WHAT IS NEEDED — Copy out the whole listing exactly as written, leaving the pictures behind.

DATA PROVIDED —
────────────────────

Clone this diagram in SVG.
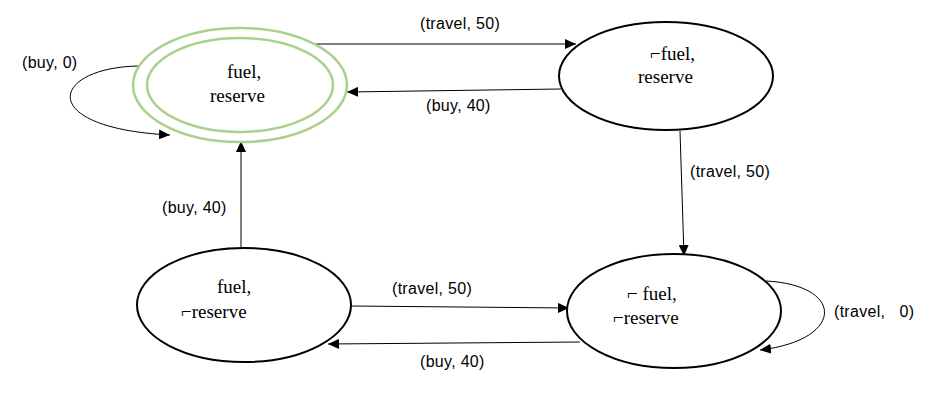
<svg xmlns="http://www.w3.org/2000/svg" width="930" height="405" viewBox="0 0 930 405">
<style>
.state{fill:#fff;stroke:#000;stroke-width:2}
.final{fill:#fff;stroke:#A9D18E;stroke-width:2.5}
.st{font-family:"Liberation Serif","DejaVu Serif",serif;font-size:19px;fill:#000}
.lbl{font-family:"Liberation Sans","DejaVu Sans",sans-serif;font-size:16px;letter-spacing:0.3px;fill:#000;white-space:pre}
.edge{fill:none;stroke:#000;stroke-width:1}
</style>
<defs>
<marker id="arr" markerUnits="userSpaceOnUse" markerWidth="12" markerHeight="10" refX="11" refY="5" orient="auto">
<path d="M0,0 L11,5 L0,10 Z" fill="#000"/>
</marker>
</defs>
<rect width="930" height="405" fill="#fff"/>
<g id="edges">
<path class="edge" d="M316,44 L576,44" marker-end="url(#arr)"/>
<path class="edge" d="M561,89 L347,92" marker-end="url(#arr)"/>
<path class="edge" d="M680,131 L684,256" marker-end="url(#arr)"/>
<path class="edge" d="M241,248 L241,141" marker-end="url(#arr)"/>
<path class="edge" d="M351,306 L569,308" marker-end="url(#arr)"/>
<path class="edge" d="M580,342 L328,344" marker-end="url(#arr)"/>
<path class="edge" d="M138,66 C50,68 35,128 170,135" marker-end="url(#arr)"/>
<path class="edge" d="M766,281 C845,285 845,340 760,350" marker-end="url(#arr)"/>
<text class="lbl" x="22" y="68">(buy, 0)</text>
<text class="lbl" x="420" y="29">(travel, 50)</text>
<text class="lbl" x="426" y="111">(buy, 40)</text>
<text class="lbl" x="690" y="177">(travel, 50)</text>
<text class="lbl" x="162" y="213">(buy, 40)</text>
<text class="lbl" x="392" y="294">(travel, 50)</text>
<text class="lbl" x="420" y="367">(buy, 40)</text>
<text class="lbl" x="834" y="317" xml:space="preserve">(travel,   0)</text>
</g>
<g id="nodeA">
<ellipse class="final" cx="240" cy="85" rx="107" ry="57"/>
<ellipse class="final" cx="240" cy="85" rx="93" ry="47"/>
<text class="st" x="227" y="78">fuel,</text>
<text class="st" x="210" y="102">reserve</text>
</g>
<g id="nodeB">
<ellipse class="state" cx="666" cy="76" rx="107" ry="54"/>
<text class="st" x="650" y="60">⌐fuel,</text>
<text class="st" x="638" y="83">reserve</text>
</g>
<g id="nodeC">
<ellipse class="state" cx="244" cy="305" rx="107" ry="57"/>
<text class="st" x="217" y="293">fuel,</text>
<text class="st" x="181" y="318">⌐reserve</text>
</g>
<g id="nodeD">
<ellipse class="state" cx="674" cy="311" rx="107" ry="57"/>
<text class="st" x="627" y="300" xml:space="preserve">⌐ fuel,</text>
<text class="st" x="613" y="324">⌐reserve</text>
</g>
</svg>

────────────────────

OUTPUT FOR THIS EXERCISE —
Clone this diagram in SVG.
<svg xmlns="http://www.w3.org/2000/svg" width="930" height="405" viewBox="0 0 930 405">
<style>
.state{fill:#fff;stroke:#000;stroke-width:2}
.final{fill:#fff;stroke:#A9D18E;stroke-width:2.5}
.st{font-family:"Liberation Serif","DejaVu Serif",serif;font-size:19px;fill:#000}
.lbl{font-family:"Liberation Sans","DejaVu Sans",sans-serif;font-size:16px;letter-spacing:0.3px;fill:#000;white-space:pre}
.edge{fill:none;stroke:#000;stroke-width:1}
</style>
<defs>
<marker id="arr" markerUnits="userSpaceOnUse" markerWidth="12" markerHeight="10" refX="11" refY="5" orient="auto">
<path d="M0,0 L11,5 L0,10 Z" fill="#000"/>
</marker>
</defs>
<rect width="930" height="405" fill="#fff"/>
<g id="edges">
<path class="edge" d="M316,44 L576,44" marker-end="url(#arr)"/>
<path class="edge" d="M561,89 L347,92" marker-end="url(#arr)"/>
<path class="edge" d="M680,131 L684,256" marker-end="url(#arr)"/>
<path class="edge" d="M241,248 L241,141" marker-end="url(#arr)"/>
<path class="edge" d="M351,306 L569,308" marker-end="url(#arr)"/>
<path class="edge" d="M580,342 L328,344" marker-end="url(#arr)"/>
<path class="edge" d="M138,66 C50,68 35,128 170,135" marker-end="url(#arr)"/>
<path class="edge" d="M766,281 C845,285 845,340 760,350" marker-end="url(#arr)"/>
<text class="lbl" x="22" y="68">(buy, 0)</text>
<text class="lbl" x="420" y="29">(travel, 50)</text>
<text class="lbl" x="426" y="111">(buy, 40)</text>
<text class="lbl" x="690" y="177">(travel, 50)</text>
<text class="lbl" x="162" y="213">(buy, 40)</text>
<text class="lbl" x="392" y="294">(travel, 50)</text>
<text class="lbl" x="420" y="367">(buy, 40)</text>
<text class="lbl" x="834" y="317" xml:space="preserve">(travel,   0)</text>
</g>
<g id="nodeA">
<ellipse class="final" cx="240" cy="85" rx="107" ry="57"/>
<ellipse class="final" cx="240" cy="85" rx="93" ry="47"/>
<text class="st" x="227" y="78">fuel,</text>
<text class="st" x="210" y="102">reserve</text>
</g>
<g id="nodeB">
<ellipse class="state" cx="666" cy="76" rx="107" ry="54"/>
<text class="st" x="650" y="60">⌐fuel,</text>
<text class="st" x="638" y="83">reserve</text>
</g>
<g id="nodeC">
<ellipse class="state" cx="244" cy="305" rx="107" ry="57"/>
<text class="st" x="217" y="293">fuel,</text>
<text class="st" x="181" y="318">⌐reserve</text>
</g>
<g id="nodeD">
<ellipse class="state" cx="674" cy="311" rx="107" ry="57"/>
<text class="st" x="627" y="300" xml:space="preserve">⌐ fuel,</text>
<text class="st" x="613" y="324">⌐reserve</text>
</g>
</svg>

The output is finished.